Still, Sweeney has done terrific work everywhere else on the roster, too. Trading Erik Haula for Pavel Zacha over the summer turned out to be a home run. He then signed Zacha to an extension in January. Midseason trades for Dmitry Orlov, Garnet Hathaway and Tyler Bertuzzi made the best team in the NHL even better. And Sweeney locked up Pastrnak on an eight-year extension.

The Mitchell Miller debacle back in November can’t and shouldn’t be ignored, but ultimately it’s unlikely that something that had zero effect on this year’s team -- other than maybe distracting them for one loss in Toronto -- would derail Sweeney’s candidacy here.

NESN Seventh Player Award

OK, this one isn’t a league award, obviously. But Bruins fans like it, and they’re the ones who vote on it, so we’ll throw it in.

The Seventh Player Award, currently run by NESN and formerly run by WSBK (channel 38), has been awarded annually since 1968-69 to the Bruins player “who has performed above and beyond expectations,” as voted on by fans.

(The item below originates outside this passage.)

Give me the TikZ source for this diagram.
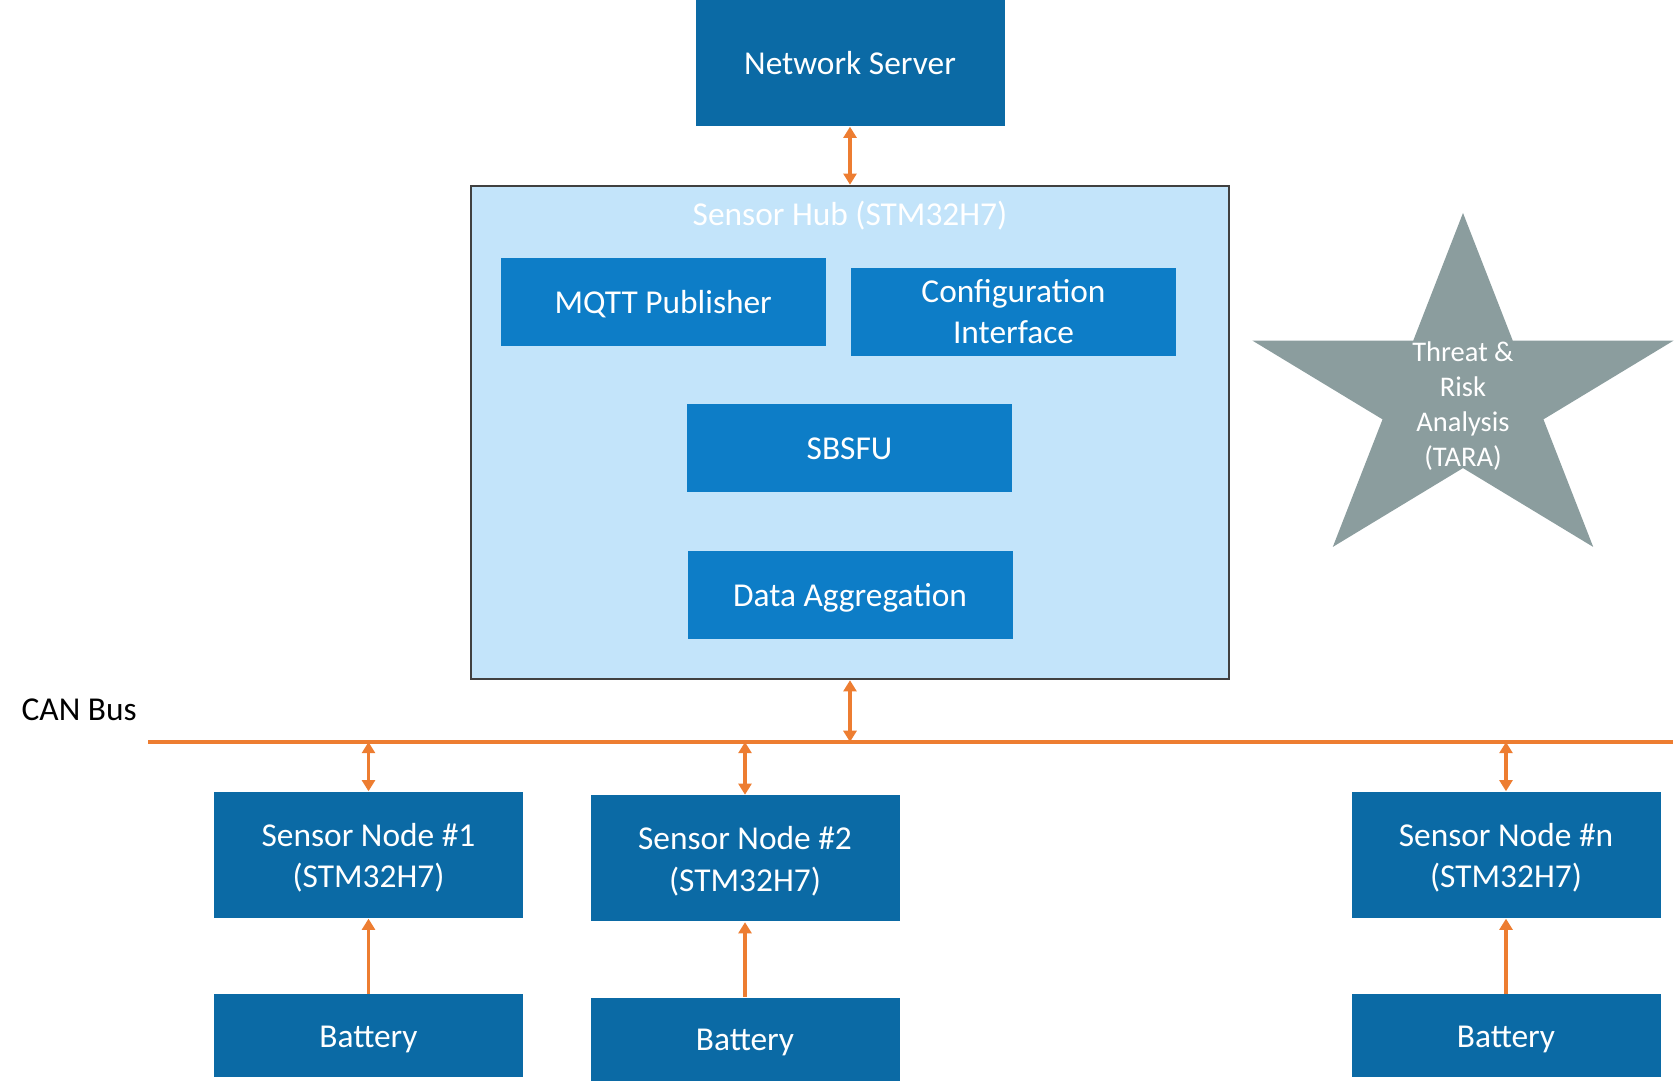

There are plenty of candidates this season, because most of the team has exceeded expectations if we’re being honest. We’ll throw out a few that jump out, though: Jake DeBrusk, Pavel Zacha, Trent Frederic and Nick Foligno.

You could certainly make the case that Linus Ullmark, Hampus Lindholm and even David Pastrnak have “performed above and beyond expectations” as well, but picking players who would be part of a theoretical starting six-man starting lineup doesn’t really seem to be in the spirit of the award.

DeBrusk being on the first line could disqualify him for many voters as well, but having a career year after such a tumultuous last couple years warrants at least a little consideration.

Frederic is also having a career year and has come a long way from being a healthy scratch on opening night. You could make the case, though, that he is finally just meeting the expectations that come with being a first-round pick. Prior to his injury, Foligno had certainly exceeded expectations compared to what he was last year, but last year was really disappointing. This season is more like what was expected from the start for him.

That’s why our pick would be Zacha. Most people’s expectations for Zacha were that he would be a really good third-liner and a younger, more versatile upgrade over Erik Haula. He has been much more than that, finding a home with fellow Czechs Krejci and Pastrnak on what has consistently been the Bruins’ best offensive line this season.

Zacha has already set career highs in goals (18), assists (30) and points (48). He is second on the team in 5-on-5 assists (25) and tied for second in 5-on-5 points (38). That certainly qualifies as “above and beyond expectations” in our book.